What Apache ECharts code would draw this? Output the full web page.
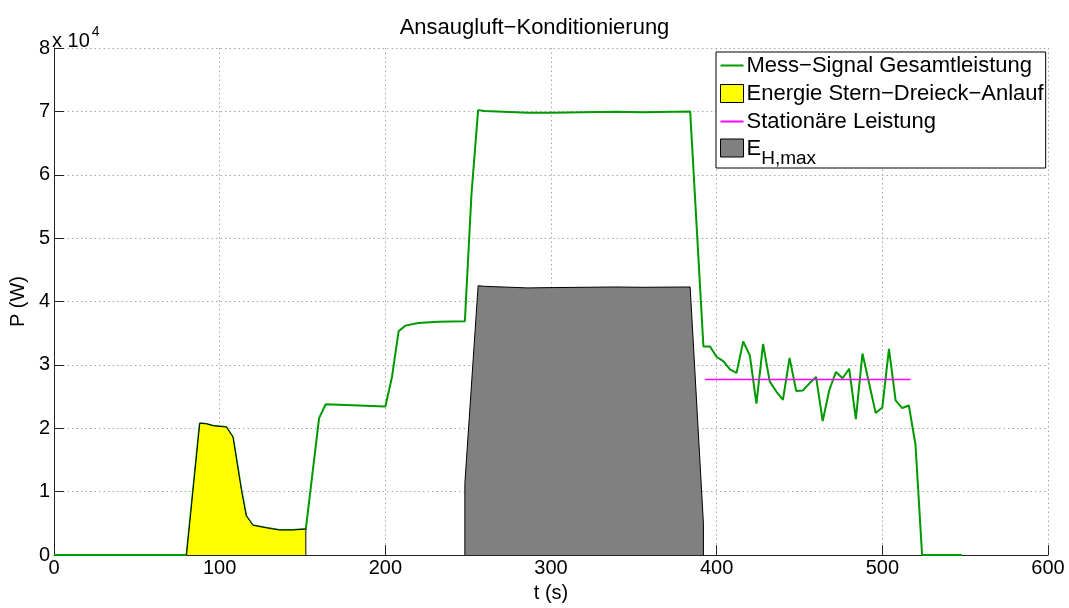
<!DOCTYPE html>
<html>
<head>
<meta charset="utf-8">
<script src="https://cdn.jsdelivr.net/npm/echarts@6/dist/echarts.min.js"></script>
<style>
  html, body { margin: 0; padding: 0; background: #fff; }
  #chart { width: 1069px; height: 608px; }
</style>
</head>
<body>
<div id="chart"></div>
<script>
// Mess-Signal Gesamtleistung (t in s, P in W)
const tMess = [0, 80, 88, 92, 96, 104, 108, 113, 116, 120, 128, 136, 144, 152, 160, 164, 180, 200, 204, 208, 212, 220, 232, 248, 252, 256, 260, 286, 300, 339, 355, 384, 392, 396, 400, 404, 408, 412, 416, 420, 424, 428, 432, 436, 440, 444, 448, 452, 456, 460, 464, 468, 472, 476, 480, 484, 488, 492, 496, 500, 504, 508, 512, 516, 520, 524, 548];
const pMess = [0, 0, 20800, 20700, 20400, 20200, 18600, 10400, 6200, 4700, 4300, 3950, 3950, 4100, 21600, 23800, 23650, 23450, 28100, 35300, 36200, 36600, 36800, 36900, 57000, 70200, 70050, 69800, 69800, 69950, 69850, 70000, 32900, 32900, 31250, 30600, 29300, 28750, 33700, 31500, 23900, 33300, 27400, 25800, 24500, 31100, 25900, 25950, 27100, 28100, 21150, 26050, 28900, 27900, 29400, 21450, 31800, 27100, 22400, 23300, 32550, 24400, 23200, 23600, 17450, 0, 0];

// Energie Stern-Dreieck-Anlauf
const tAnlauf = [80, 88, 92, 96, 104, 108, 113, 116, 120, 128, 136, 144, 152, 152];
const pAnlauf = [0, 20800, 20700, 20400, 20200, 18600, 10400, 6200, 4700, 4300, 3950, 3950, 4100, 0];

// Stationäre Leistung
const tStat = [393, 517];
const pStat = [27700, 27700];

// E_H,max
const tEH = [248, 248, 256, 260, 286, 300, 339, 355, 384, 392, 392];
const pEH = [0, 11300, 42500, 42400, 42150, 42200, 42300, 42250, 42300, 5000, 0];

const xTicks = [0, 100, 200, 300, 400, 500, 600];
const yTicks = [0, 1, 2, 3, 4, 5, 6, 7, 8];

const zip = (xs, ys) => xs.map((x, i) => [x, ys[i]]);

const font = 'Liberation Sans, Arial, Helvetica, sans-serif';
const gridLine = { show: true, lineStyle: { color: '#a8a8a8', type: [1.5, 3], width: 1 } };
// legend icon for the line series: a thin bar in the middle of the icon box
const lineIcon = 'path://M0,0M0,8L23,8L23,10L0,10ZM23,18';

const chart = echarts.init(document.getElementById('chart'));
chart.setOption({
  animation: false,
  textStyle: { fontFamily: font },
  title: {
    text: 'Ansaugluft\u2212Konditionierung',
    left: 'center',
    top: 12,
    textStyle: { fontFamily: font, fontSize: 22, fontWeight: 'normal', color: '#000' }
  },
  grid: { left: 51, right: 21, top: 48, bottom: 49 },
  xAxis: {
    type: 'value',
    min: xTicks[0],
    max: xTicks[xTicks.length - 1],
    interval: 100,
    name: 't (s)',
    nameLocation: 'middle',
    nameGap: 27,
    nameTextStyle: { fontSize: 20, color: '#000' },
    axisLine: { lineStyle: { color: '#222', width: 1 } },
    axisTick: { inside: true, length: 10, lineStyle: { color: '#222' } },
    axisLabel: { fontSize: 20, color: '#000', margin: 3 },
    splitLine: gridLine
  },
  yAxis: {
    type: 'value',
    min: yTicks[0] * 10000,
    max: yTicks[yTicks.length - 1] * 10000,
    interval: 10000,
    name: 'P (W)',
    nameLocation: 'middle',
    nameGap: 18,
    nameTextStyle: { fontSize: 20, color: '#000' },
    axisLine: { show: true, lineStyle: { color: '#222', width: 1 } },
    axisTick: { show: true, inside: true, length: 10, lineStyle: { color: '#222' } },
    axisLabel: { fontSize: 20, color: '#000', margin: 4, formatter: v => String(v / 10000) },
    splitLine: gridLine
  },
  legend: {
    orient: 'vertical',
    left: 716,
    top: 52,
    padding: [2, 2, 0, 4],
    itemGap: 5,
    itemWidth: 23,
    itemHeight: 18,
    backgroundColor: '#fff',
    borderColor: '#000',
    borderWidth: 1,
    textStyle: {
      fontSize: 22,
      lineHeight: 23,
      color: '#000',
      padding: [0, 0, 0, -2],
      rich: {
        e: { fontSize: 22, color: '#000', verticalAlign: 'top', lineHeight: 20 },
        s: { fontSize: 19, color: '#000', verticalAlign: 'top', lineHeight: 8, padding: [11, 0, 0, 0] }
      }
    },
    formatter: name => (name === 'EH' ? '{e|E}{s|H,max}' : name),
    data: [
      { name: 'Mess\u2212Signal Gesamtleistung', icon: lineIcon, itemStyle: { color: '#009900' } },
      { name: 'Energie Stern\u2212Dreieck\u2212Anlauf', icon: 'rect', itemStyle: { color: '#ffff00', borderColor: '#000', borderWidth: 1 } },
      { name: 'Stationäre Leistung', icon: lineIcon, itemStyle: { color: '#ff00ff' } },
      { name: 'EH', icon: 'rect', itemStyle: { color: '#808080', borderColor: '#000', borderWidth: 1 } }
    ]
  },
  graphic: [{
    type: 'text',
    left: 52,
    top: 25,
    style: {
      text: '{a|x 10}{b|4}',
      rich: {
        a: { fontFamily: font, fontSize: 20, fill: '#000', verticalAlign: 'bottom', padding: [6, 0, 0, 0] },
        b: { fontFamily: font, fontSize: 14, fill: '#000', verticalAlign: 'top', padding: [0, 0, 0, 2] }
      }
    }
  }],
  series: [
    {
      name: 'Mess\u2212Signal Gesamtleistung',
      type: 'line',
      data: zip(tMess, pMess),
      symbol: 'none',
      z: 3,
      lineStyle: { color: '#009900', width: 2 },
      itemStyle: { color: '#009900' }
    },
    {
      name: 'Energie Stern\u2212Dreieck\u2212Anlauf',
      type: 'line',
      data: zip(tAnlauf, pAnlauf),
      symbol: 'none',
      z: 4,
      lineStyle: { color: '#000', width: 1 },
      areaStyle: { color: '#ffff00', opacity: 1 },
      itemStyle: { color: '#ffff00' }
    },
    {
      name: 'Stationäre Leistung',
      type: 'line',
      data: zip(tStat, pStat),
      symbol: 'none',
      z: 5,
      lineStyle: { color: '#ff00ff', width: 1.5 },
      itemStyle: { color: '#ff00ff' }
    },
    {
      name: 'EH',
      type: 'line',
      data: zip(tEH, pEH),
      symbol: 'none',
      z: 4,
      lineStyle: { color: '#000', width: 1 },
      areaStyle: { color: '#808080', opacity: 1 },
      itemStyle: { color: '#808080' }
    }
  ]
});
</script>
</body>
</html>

_Exercise prompt_: Repeat the lines exactly as they stand, from the opening line of the data through the line with "const yTicks = [0, 1, 2, 3, 4, 5, 6, 7, 8];". Pictures stay out of the copy.

_Full output_:
What Apache ECharts code would draw this? Output the full web page.
<!DOCTYPE html>
<html>
<head>
<meta charset="utf-8">
<script src="https://cdn.jsdelivr.net/npm/echarts@6/dist/echarts.min.js"></script>
<style>
  html, body { margin: 0; padding: 0; background: #fff; }
  #chart { width: 1069px; height: 608px; }
</style>
</head>
<body>
<div id="chart"></div>
<script>
// Mess-Signal Gesamtleistung (t in s, P in W)
const tMess = [0, 80, 88, 92, 96, 104, 108, 113, 116, 120, 128, 136, 144, 152, 160, 164, 180, 200, 204, 208, 212, 220, 232, 248, 252, 256, 260, 286, 300, 339, 355, 384, 392, 396, 400, 404, 408, 412, 416, 420, 424, 428, 432, 436, 440, 444, 448, 452, 456, 460, 464, 468, 472, 476, 480, 484, 488, 492, 496, 500, 504, 508, 512, 516, 520, 524, 548];
const pMess = [0, 0, 20800, 20700, 20400, 20200, 18600, 10400, 6200, 4700, 4300, 3950, 3950, 4100, 21600, 23800, 23650, 23450, 28100, 35300, 36200, 36600, 36800, 36900, 57000, 70200, 70050, 69800, 69800, 69950, 69850, 70000, 32900, 32900, 31250, 30600, 29300, 28750, 33700, 31500, 23900, 33300, 27400, 25800, 24500, 31100, 25900, 25950, 27100, 28100, 21150, 26050, 28900, 27900, 29400, 21450, 31800, 27100, 22400, 23300, 32550, 24400, 23200, 23600, 17450, 0, 0];

// Energie Stern-Dreieck-Anlauf
const tAnlauf = [80, 88, 92, 96, 104, 108, 113, 116, 120, 128, 136, 144, 152, 152];
const pAnlauf = [0, 20800, 20700, 20400, 20200, 18600, 10400, 6200, 4700, 4300, 3950, 3950, 4100, 0];

// Stationäre Leistung
const tStat = [393, 517];
const pStat = [27700, 27700];

// E_H,max
const tEH = [248, 248, 256, 260, 286, 300, 339, 355, 384, 392, 392];
const pEH = [0, 11300, 42500, 42400, 42150, 42200, 42300, 42250, 42300, 5000, 0];

const xTicks = [0, 100, 200, 300, 400, 500, 600];
const yTicks = [0, 1, 2, 3, 4, 5, 6, 7, 8];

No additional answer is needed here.